Fuller Iron Works
The dirt and gravel parking lot at the corner of South Water Street and Tockwotton Street is modestly sized, giving little clue to the extensive iron foundry complex that once existed on the site. The Fuller Iron Works, founded in 1840, was a manufacturer of "small steam engines; but particularly hoisting for a great variety of uses--coal docks, quarries, ships' use, etc. Also ice elevators, machinery, castings of all kinds, water steam, and gas pipe, and every variety of special castings for same," according to The New England States.

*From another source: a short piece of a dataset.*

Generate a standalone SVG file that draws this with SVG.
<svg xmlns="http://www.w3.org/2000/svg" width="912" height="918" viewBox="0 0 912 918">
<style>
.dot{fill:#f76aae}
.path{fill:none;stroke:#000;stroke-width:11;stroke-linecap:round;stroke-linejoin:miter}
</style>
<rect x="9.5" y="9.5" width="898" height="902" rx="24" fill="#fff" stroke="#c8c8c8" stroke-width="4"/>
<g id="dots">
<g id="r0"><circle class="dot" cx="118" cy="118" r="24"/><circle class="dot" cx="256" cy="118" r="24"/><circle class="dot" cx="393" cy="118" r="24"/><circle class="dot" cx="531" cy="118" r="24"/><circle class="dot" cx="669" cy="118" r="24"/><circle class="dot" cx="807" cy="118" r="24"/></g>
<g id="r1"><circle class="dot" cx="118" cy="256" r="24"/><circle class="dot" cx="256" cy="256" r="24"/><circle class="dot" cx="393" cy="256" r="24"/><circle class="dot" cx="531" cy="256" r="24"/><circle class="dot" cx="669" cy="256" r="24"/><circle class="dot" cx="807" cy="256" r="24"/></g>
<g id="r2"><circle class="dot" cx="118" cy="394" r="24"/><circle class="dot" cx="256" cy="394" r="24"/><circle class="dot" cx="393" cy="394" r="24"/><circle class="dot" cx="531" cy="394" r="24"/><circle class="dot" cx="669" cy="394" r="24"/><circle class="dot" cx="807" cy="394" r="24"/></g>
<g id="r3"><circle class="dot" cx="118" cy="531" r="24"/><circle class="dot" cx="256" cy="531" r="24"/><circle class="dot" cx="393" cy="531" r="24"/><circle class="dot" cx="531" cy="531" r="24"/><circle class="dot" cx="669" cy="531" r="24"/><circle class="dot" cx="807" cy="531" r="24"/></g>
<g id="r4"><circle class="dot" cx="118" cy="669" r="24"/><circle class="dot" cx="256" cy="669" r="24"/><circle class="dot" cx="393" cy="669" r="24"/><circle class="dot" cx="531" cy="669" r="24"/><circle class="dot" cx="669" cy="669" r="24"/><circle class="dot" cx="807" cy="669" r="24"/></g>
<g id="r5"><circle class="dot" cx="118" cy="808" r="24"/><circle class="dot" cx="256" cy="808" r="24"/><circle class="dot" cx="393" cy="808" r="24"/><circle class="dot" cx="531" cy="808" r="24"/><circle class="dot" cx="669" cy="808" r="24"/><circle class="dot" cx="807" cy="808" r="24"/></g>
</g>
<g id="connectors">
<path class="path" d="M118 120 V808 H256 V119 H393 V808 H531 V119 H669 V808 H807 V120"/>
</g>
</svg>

In 1840, Frederick Fuller purchased a series of wooden buildings that the Fox Point Foundry Company had built but never operated; he filled them with equipment and opened his iron foundry that same year. When he died in 1865, his sons, Frederic and George, inherited the business; they eventually tore down the wooden buildings, erecting a dramatic, brick and steel replacement in 1893. The main iron works adjoined an older, 3-story brick building (still standing), which served as the machine shop. To the rear was the office, foundry, and a large fenced yard, extending into what, in 2019, is a grassy field bordering South Main Street.

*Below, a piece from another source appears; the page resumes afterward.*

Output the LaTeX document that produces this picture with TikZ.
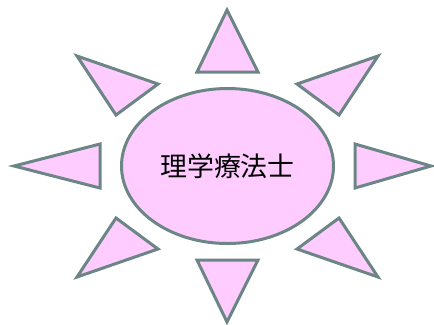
\documentclass[tikz,border=0pt]{standalone}
\usepackage{fontspec}
\usepackage{tikz}
\usetikzlibrary{shapes.geometric}
\newfontfamily\jpfont{Noto Sans CJK JP}
\definecolor{sunpink}{HTML}{FFCCFF}
\definecolor{rayline}{HTML}{6C8585}

\begin{document}
\begin{tikzpicture}[
    x=1bp, y=-1bp,
    ray/.style={draw=rayline, fill=sunpink, line width=3bp, line join=miter},
    sun/.style={ellipse, draw=rayline, fill=sunpink, line width=3bp, inner sep=0pt,
        minimum width=212bp, minimum height=155bp, font=\jpfont\fontsize{27}{31}\selectfont}
]
    \useasboundingbox (0,0) rectangle (434,324);

    % Centre
    \node[sun] (sun) at (227.5,166) {理学療法士};

    % Rays
    \draw[ray] (227,10) -- (258,72) -- (197,72) -- cycle;
    \draw[ray] (227,322) -- (258,260) -- (197,260) -- cycle;
    \draw[ray] (14,166) -- (100,144) -- (100,188) -- cycle;
    \draw[ray] (431,166) -- (355,144) -- (355,188) -- cycle;
    \draw[ray] (77,56) -- (158,84) -- (116,115) -- cycle;
    \draw[ray] (378,56) -- (297,84) -- (339,115) -- cycle;
    \draw[ray] (77,277) -- (158,249) -- (116,218) -- cycle;
    \draw[ray] (378,277) -- (297,249) -- (339,218) -- cycle;
\end{tikzpicture}
\end{document}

The works was designed and built by Berlin Iron Bridge Company of Berlin, CT, which produced large steel support beams for bridges and industrial buildings. It was a notable building during an era of innovations in steel framing, with long expanses of windows alongside load-bearing brick curtain walls enclosing a steel frame. The striking, heavy ribbed-glass windows on three sides filled the cathedral-like interior space with "perfectly diffused light." One source claimed that "it is probably the best lighted machine shop in the country." A foundry building was added in 1901, using the same glass and steel construction technique.
After the iron works closed, the building briefly housed a nightclub and other sundry businesses in a portion of the cavernous space; at some point the windows were covered over with asbestos tiles, which remained in place until right before the building was demolished in early 2012. As of 2019, the building site is a surface parking lot, with a sign advertising a "mixed-use development opportunity."